文 | 黎志
插图 1 大表哥、大表嫂虽然和我们比较亲近,但平时联系并不多,如果他们给我来电话一定是有什么重要的事情。来电告知哪家亲戚有什么喜事还好,但也很有可能是来通报又有哪位亲戚消逝了。因此,我每次接听他们的电话总不免有一丝警觉。
不久前的一天中午,大表嫂给我打来电话,说我母亲的弟弟突然去世了。我闻讯后立刻转告正在客厅看书的母亲。我妈沉寂片刻,随后与我一起立即驱车直奔我母亲的老家。
我妈兄妹四人,排行老三,两位哥哥早已去世,弟弟则一直独居。我外公外婆去世得早,兄妹四人按照父母的安排,我妈随在镇上开书店的大舅一家生活,幺舅则由二舅一家负责照顾。由于二舅嗜酒且没什么家庭责任感,对幺舅并照顾不了多少。母亲从师范院校毕业参加工作后的几十年间则不时接济幺舅,也因他沟沟坎坎的人生经历操了不少心。就前不久我妈还托人给幺舅捎去一桶食用油,可惜还没带到,幺舅便去世了。
幺舅给我最深的印象是童颜鹤发,精神矍铄,脸色红润,声如洪钟。一直以来,我总感觉幺舅一定会是高寿之人,他自己对此也很自信,不时夸口他能活到100岁。虽然我相信幺舅仙风道骨一定会高寿,但对他的这种自信还是有些半信半疑,谁知幺舅刚满81岁便匆匆离开了这个世界!

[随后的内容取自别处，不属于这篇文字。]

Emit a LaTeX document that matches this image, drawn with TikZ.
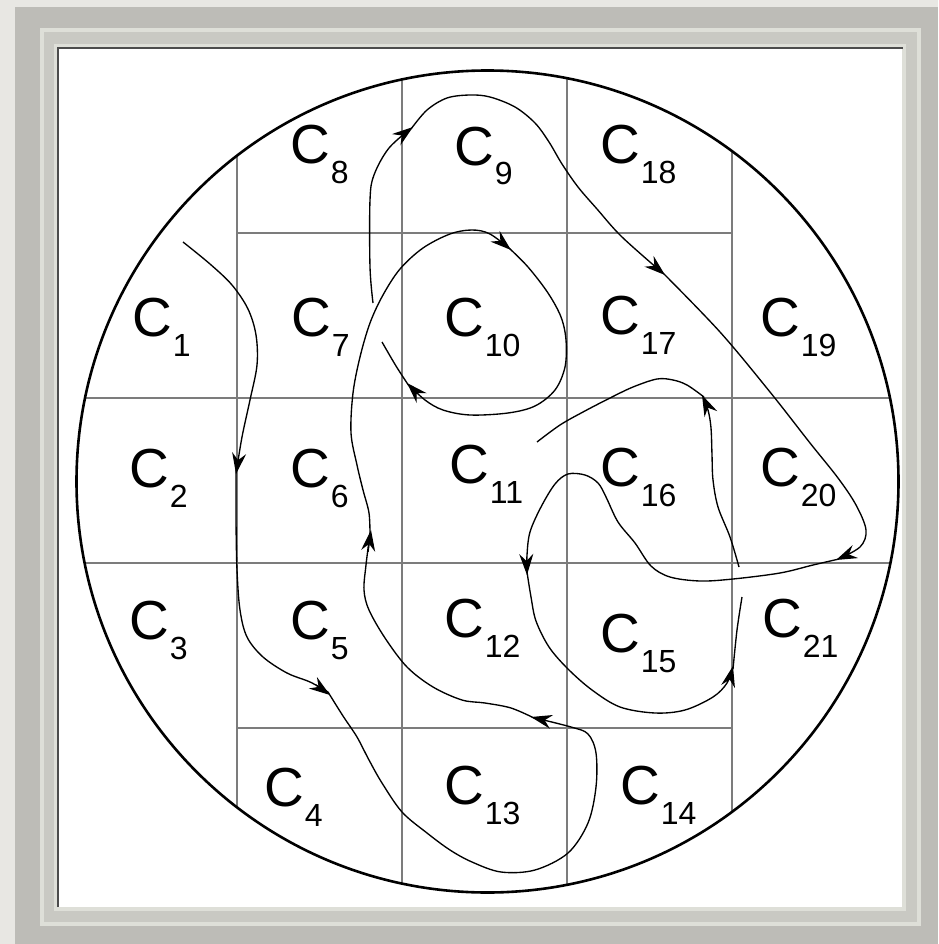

到了幺舅的家,只见母亲娘家三三两两的亲戚、幺舅生前的朋友和街坊邻居都聚集在屋前院坝里,但并没看见布置有悼念场地。亲戚们见我母亲到了,赶紧让座,拉着母亲诉说着:“昨天半夜街坊邻居有人听见他在屋里呻吟,以为只是人不太舒服,也没怎么在意。” “今天早晨和他一起喝茶的茶友见他迟迟没来,觉得有些不对劲,就到他家来叫他,但没有一点动静,这才叫了派出所的人和开锁匠来开门。”“他自己还是有些预感,去年就委托了一起喝茶的朋友负责为他料理后事。”我妈则对亲戚们大声而地重复说着:“这下该我了,这下该我了。”我问三表哥:“人呢?”三表哥神情严肃,下巴朝屋里微微一扬,不紧不慢地说:“在屋里床上的,等他女儿从成都赶回来后再动。”
我径直走到幺舅的卧室门口,注视着眼前的一幕:昏暗而杂乱的房间里,只见幺舅静静地仰卧在床上,半盖着被子,一双脚露在外面,犹如熟睡……。对于长辈,我一直是这样一种感觉,他们在我的心目中都是和我成长的那个时代的亲情记忆紧密联系在一起的,随着长辈们逐渐的离去,我脑海中的那个充满温馨、令我怀念的时代也渐行渐远,慢慢地烟消云散了。
幺舅由于性格上的原因,一生坎坷,可他一直比较喜欢我,但喜欢的方式总是显得有些奇特和笨拙,因此也时常弄得我不知所措,也许那就是他认为的最好的方式吧。作为晚辈,对我母亲最后一位兄弟去世的善后,我尽心尽力,责无旁贷,同时也代表我母亲,送他送到了最后一步。
自此,在母亲的老家,我们再也没有亲人,在母亲这一辈所有的亲戚中,也只剩下我母亲一人了。